Unvollständige Entfernung von Mikroverunreinigungen (MV) in konventionellen ARAs
Viele MVs gelangen über die Kläranlagen in die Gewässer. Die heutigen ARAs sind in erster Linie auf die Entfernung von Nährstoffen ausgelegt. Damit haben sie erfolgreich zur Erreichung der Gewässerschutzziele beigetragen. In den letzten Jahren zeigte sich aber, dass in den Kläranlagen viele MVs nicht vollständig entfernt werden und daher zusätzliche Reinigungsstufen nötig sind.

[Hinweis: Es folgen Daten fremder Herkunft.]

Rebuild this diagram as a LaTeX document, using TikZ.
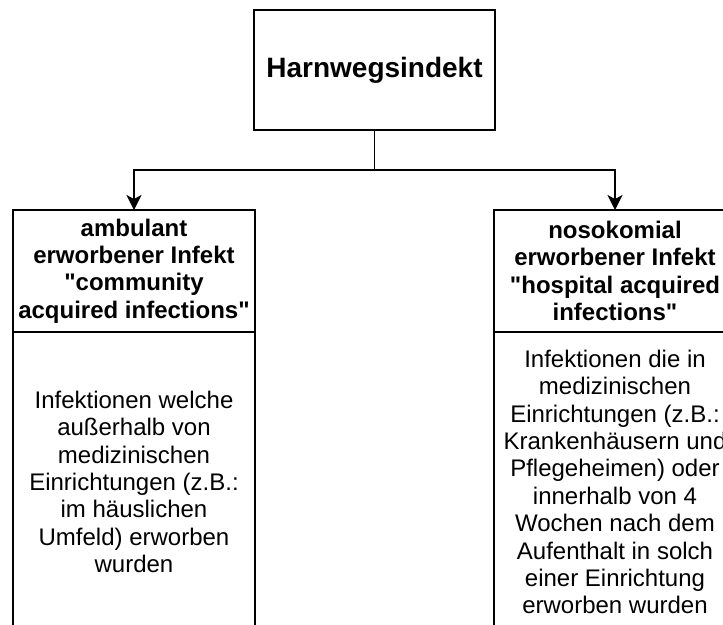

Im Rahmen der Strategie Mikroverunreinigung haben die Schweizer Behörden entschieden, etwa 100 der 700 Schweizer ARAs mit zusätzlichen Reinigungsstufen auszustatten. Die damit verbundenen Veränderungen sind eine einmalige Gelegenheit, die Auswirkungen von MV auf natürliche aquatische Ökosysteme in unserem Forschungsprojekt EcoImpact zu untersuchen.
Hypothesen und Ziele
Mit einer Kombination von Feldstudien und experimentellen Ansätzen wurden in EcoImpact 1 die folgenden Hypothesen getestet:
- Der Eintrag von MV aus ARAs führt zu Veränderungen, die über die Effekte anderer Bestandteile des Abwassers wie Nährstoffe hinausgehen (zum Beispiel der Verlust und die Abnahme sensitiver Arten unterhalb der Einleitungsstelle oder induzierte Toleranz gegenüber MV).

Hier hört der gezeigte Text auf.